Troisième exemple : la francophonie c’est aussi une base d’influence. J’étais il y a quinze jours à Moscou. Moscou en ce moment, c’est le flou dans l’incertain, ou le contraire, comme vous voudrez. Quand vous voulez rencontrer un fonctionnaire, ce n’est pas très facile, ils sont tous sur des sièges éjectables, ils ne savent pas ce qui va se passer dans quinze jours, dans trois mois, et ils ne sont pas forcément enthousiastes pour rencontrer des interlocuteurs étrangers. Il fallait absolument que je rencontre l’acheteur soviétique ou ex-soviétique, dont je savais qu’il allait devenir dans les semaines ou les mois à venir, l’acheteur russe. Cet homme s’était fait porter pâle. Il était officiellement malade. Comment le rencontrer ? Et je me suis souvenu qu’il y a deux ans, dans un congrès, j’avais rencontré une pédiatre russe francophone, avec laquelle j’avais sympathisé simplement parce qu’elle parlait le français. J’avais encore son numéro de téléphone, je l’ai appelée, et cette dame entre temps était devenue vice-Premier ministre du gouvernement russe. Elle se souvenait de moi. Elle m’a dit: "je vais m’occuper de votre affaire". Je l’ai rencontrée à la Maison Blanche, là où Boris Eltsine avait rameuté ses troupes lors du putsch. Elle a décroché son téléphone, elle a appelé cet homme chez lui, qui tout d’un coup n’était plus malade, et je l’ai rencontré le lendemain à onze heures. Ce qui prouve que le français peut parfois aussi servir directement de levier.
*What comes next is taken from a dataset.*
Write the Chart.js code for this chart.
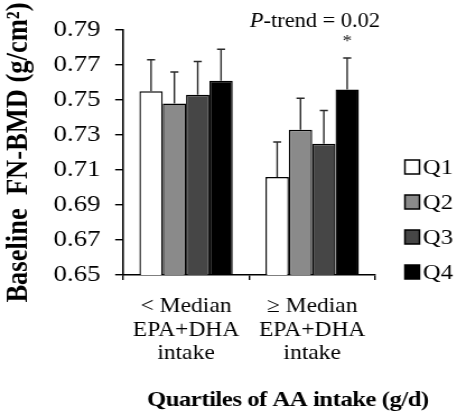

Ces quelques exemples, pour montrer que la communauté francophone et la connivence francophone ne s’exercent pas uniquement dans le monde francophone immédiat, elles s’exercent aussi dans des pays comme la Corée, la Bulgarie, la Russie, qui ne sont pas des pays francophones dans une très large proportion. Et si j’employais le mot de connivence, c’est je crois, la meilleure définition que je puisse trouver de l’état d’esprit commun entre ces personnes et moi-même. Et j’ai eu la curiosité de regarder ce matin dans mon Littré à connivence, et j’ai trouvé l’adjectif connivent, qui est employé en botanique au sens de "qui se touche par la racine sans se souder" ; sans se souder, en gardant ses différences, mais qui se touche par sa racine. Je crois que c’est une bonne définition de la francophonie. Je vous remercie.